Lies, damned lies, and illogic. Not even any statistics--all pure slander and destructive falsehoods. The propagation of these myths has beclouded millions of minds about what actually happened--and has done so in a way that seems to reflect the dictatorial mind control so many of Stalin's critics accuse him of.

If you know anything about Stalin, it probably was what your eleventh-grade history teacher told you when he made you read Orwell's Animal Farm, a piece of fiction--Orwell even called it a "fairy story"--that somehow has made its way into the official historical record. That, if nothing else, should show how weak in substance the anti-Stalin brigades are.

Paradoxically, those brigades include a great number of leftists. It is one thing for there to be factional fights within a particular political wing, but more often than not these people are appallingly ill-informed. They think that Che Guevara and Mao Tse-tung are sexy because they've got their pictures on T-shirts and posters, and because they have that vaguely exotic mystique.

As if Stalin wasn't just as mysterious and sexy in his day. In fact, and this is the pseudoleftists' and others' greatest oversight, Stalin was the originator of all the "third-world liberation" ideologies that have been so important over the last half century or so. While in 1903 Lenin and Trotsky and all the others playing at being tormented coffeehouse-types were gathering around their studio flats in Petersburg and trying to sound lofty, Stalin--the bearded romantic revolutionary and the only one among this early group of Russian revolutionaries who came from an authentically "proletarian" background--was out in the farthest reaches of the Russian empire, slowly but surely working out the admixture of Marxism and national-minorities theory that would be so crucial to the century ahead.

Yes, the Soviet government under Stalin's leadership killed people. But here's the historical catch: every Russian leader, from the earliest tsars through Boris Yeltsin, killed people. It's an unfortunate but deeply ingrained part of the Russian governmental mindset: swift, heavy-handed, and far-reaching punishment. Is this necessarily good? No. But shouldn't one allow leeway for a nation's cultural peculiarities, and not single out any one Russian leader? Most emphatically, yes.

And it is a crime against humanity and history for anyone to trumpet the tired and completely absurd notion that Hitler and Stalin were somehow ideological twins. Nothing could be further from the truth. Hitler's National Socialism was pure negativism--a sadomasochistic demonism that never claimed to desire anything but death and destruction for the world. Stalin's theory and practice were based around a peaceful, historically necessary and advancing social policy.

The great question of the twentieth century was whether the world would choose Stalinism or Hitlerism. There are times when I wonder if perhaps it chose the latter.

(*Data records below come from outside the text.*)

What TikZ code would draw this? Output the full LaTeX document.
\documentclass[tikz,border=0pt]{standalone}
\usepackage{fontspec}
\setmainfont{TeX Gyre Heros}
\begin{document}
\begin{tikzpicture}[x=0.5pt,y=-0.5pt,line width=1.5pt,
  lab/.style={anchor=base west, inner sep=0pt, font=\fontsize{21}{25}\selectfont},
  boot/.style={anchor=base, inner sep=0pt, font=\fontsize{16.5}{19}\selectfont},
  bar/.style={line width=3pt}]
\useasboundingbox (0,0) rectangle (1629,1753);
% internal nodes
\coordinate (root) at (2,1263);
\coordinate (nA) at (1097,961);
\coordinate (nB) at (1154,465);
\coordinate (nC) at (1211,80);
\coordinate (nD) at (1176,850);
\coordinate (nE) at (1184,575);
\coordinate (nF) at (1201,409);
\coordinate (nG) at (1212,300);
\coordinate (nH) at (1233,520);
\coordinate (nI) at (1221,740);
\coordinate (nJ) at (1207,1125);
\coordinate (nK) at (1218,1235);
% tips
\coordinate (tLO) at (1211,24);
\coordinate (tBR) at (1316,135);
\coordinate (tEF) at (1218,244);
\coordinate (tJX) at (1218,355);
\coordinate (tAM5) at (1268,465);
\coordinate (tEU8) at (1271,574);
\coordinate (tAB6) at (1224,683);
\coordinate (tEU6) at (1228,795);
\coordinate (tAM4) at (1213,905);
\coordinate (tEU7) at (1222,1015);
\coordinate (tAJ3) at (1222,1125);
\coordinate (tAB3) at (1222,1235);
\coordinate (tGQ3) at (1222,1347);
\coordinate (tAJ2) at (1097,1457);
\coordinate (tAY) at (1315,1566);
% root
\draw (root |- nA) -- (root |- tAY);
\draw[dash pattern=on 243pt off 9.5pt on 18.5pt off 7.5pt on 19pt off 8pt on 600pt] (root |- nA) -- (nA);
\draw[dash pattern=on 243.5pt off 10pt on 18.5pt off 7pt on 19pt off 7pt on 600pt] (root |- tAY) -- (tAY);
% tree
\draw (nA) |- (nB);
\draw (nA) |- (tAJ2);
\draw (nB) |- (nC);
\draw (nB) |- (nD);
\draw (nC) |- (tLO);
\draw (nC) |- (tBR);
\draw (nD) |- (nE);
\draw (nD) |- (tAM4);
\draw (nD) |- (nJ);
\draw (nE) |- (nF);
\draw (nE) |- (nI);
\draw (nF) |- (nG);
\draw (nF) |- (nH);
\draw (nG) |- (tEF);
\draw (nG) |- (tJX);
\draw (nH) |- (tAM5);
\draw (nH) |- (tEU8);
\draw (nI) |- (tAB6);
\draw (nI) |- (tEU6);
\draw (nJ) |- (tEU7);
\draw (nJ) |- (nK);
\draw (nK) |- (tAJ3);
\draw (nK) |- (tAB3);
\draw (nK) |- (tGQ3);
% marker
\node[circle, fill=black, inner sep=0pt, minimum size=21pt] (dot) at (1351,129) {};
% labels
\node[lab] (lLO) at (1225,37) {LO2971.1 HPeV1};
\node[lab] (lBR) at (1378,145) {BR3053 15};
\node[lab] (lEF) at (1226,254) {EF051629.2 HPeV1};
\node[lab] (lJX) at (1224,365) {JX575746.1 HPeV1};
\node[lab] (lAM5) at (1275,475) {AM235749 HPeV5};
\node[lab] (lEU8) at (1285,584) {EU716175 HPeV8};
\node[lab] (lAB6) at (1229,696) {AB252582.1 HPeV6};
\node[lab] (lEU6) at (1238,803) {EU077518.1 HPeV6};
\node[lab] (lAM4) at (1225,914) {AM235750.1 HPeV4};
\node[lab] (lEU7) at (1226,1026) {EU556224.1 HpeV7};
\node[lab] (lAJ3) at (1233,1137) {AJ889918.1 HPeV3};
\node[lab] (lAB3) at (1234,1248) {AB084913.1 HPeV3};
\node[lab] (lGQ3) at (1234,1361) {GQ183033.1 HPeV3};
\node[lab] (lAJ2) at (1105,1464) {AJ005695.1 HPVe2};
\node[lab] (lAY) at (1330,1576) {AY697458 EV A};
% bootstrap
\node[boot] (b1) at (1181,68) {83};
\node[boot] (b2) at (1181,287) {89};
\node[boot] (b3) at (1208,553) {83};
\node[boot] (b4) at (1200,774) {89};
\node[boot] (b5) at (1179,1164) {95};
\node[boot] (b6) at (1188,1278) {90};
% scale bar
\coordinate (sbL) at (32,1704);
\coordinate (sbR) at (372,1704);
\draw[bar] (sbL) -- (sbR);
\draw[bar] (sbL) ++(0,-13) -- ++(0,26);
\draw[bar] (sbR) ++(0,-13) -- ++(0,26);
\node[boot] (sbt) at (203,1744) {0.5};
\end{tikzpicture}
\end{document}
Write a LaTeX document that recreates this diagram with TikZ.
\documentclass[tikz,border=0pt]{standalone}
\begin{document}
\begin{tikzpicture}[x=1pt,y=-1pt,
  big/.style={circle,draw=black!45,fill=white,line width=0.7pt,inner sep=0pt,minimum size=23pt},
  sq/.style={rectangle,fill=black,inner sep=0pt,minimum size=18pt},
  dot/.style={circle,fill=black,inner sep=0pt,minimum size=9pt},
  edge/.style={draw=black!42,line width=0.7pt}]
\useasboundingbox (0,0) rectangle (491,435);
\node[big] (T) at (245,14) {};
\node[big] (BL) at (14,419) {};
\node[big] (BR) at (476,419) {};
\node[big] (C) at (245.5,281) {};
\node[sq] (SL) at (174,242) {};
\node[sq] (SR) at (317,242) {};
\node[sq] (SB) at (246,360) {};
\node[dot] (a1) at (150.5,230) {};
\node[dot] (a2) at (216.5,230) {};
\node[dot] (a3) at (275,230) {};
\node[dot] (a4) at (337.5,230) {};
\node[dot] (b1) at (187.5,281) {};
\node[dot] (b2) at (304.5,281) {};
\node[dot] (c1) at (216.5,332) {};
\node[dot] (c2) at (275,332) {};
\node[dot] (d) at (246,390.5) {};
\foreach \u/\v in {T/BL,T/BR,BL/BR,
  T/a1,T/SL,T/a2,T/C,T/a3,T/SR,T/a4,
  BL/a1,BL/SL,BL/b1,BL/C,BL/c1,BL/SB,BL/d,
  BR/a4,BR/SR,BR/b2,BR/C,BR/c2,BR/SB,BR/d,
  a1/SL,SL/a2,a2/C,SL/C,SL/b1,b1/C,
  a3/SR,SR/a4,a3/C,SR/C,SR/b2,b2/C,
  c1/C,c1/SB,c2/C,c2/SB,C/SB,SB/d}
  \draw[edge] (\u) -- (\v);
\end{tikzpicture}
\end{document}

But then I look back at the history of the Second World War--the Russian Great Patriotic War--and then I realize that, no matter how events may have turned out since then, Stalin's victory over Nazism was the greatest, noblest, most crucial act in all human history. Forget everything you've heard about how Britain under Churchill (now, there's a twin for Hitler) was the bravest nation of all, or the Speilberg-Bruckheimer falsifications about how the American forces--led of course by Tom Hanks and Ben Affleck--singlehandedly won the war.

Thirty million Russians died fighting the Nazis. And Joseph Stalin himself--battered and bruised by the rigors of the war and the about-face inflicted on him by the United States and Britain, his former allies--died not many years after that.

Stalin's birthday is Dec. 21, four days before the charlatanical excuse for junk sales and church revenues. Let's take some time this year to better reflect on just who we are and to whom the world owes greater thanks. In the practical, grand scheme of world history, Jesus was a nobody. But Joseph Stalin, without any doubt, saved the world.

Merry Waldmas to all, and to all a good night.